# WHAT NEEDS TO BE DONE:
Retype, please, the listing from its opening line through the line that contains "color=TITLE_BLUE)", both included, without the pictures.

# DATA PROVIDED:
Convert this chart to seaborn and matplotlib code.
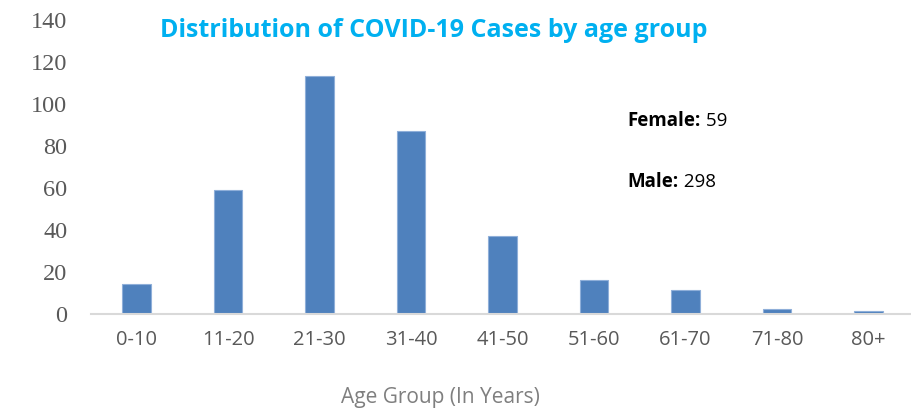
import matplotlib
matplotlib.use("Agg")
import matplotlib.pyplot as plt
import seaborn as sns
import pandas as pd

# === DATA ===
age_groups = ["0-10", "11-20", "21-30", "31-40", "41-50", "51-60", "61-70", "71-80", "80+"]
cases = [14, 59, 113, 87, 37, 16, 11, 2, 1]
y_ticks = [0, 20, 40, 60, 80, 100, 120, 140]
female_count = 59
male_count = 298

BAR_COLOR = "#4F81BD"
TEXT_GREY = "#595959"
TITLE_BLUE = "#00B0F0"

df = pd.DataFrame({"age": age_groups, "cases": cases})

sns.set_style("white")
fig = plt.figure(figsize=(9.12, 4.11), dpi=100)
ax = fig.add_axes([0.0995, 0.2372, 0.903, 0.7153])

sns.barplot(data=df, x="age", y="cases", color=BAR_COLOR, width=0.31,
            edgecolor="#8FAFD9", linewidth=0.8, saturation=1, ax=ax)

ax.set_xlim(-0.5, len(age_groups) - 0.5)
ax.set_ylim(0, 140)
ax.set_yticks(y_ticks)
ax.set_yticklabels([str(t) for t in y_ticks], fontfamily="Liberation Serif",
                   fontsize=17.5, color=TEXT_GREY)
ax.set_xticks(range(len(age_groups)))
ax.set_xticklabels(age_groups, fontfamily="Open Sans", fontsize=14.5, color=TEXT_GREY)
ax.tick_params(axis="y", length=0, pad=17)
ax.tick_params(axis="x", length=0, pad=12)

for side in ["left", "right", "top"]:
    ax.spines[side].set_visible(False)
ax.spines["bottom"].set_color("#D9D9D9")
ax.spines["bottom"].set_linewidth(1.5)

ax.set_xlabel("")
ax.set_ylabel("")
fig.text(0.4825, 0.034, "Age Group (In Years)", ha="center", va="center",
         fontfamily="Open Sans", fontsize=15, color="#7F7F7F")

fig.text(0.476, 0.926, "Distribution of COVID-19 Cases by age group", ha="center",
         va="center", fontfamily="Open Sans", fontweight="bold", fontsize=18,
         color=TITLE_BLUE)

# gender counts
t1 = fig.text(0.688, 0.705, "Female:", ha="left", va="center", fontfamily="Open Sans",
              fontweight="bold", fontsize=13.5, color="black")
ax.annotate(" " + str(female_count), xy=(1, 0.5), xycoords=t1, va="center",
            fontfamily="Open Sans", fontsize=13.5, color="black")
t2 = fig.text(0.688, 0.557, "Male:", ha="left", va="center", fontfamily="Open Sans",
              fontweight="bold", fontsize=13.5, color="black")
ax.annotate(" " + str(male_count), xy=(1, 0.5), xycoords=t2, va="center",
            fontfamily="Open Sans", fontsize=13.5, color="black")

fig.savefig("out.png", dpi=100)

# FULL ANSWER:
Convert this chart to seaborn and matplotlib code.
import matplotlib
matplotlib.use("Agg")
import matplotlib.pyplot as plt
import seaborn as sns
import pandas as pd

# === DATA ===
age_groups = ["0-10", "11-20", "21-30", "31-40", "41-50", "51-60", "61-70", "71-80", "80+"]
cases = [14, 59, 113, 87, 37, 16, 11, 2, 1]
y_ticks = [0, 20, 40, 60, 80, 100, 120, 140]
female_count = 59
male_count = 298

BAR_COLOR = "#4F81BD"
TEXT_GREY = "#595959"
TITLE_BLUE = "#00B0F0"

df = pd.DataFrame({"age": age_groups, "cases": cases})

sns.set_style("white")
fig = plt.figure(figsize=(9.12, 4.11), dpi=100)
ax = fig.add_axes([0.0995, 0.2372, 0.903, 0.7153])

sns.barplot(data=df, x="age", y="cases", color=BAR_COLOR, width=0.31,
            edgecolor="#8FAFD9", linewidth=0.8, saturation=1, ax=ax)

ax.set_xlim(-0.5, len(age_groups) - 0.5)
ax.set_ylim(0, 140)
ax.set_yticks(y_ticks)
ax.set_yticklabels([str(t) for t in y_ticks], fontfamily="Liberation Serif",
                   fontsize=17.5, color=TEXT_GREY)
ax.set_xticks(range(len(age_groups)))
ax.set_xticklabels(age_groups, fontfamily="Open Sans", fontsize=14.5, color=TEXT_GREY)
ax.tick_params(axis="y", length=0, pad=17)
ax.tick_params(axis="x", length=0, pad=12)

for side in ["left", "right", "top"]:
    ax.spines[side].set_visible(False)
ax.spines["bottom"].set_color("#D9D9D9")
ax.spines["bottom"].set_linewidth(1.5)

ax.set_xlabel("")
ax.set_ylabel("")
fig.text(0.4825, 0.034, "Age Group (In Years)", ha="center", va="center",
         fontfamily="Open Sans", fontsize=15, color="#7F7F7F")

fig.text(0.476, 0.926, "Distribution of COVID-19 Cases by age group", ha="center",
         va="center", fontfamily="Open Sans", fontweight="bold", fontsize=18,
         color=TITLE_BLUE)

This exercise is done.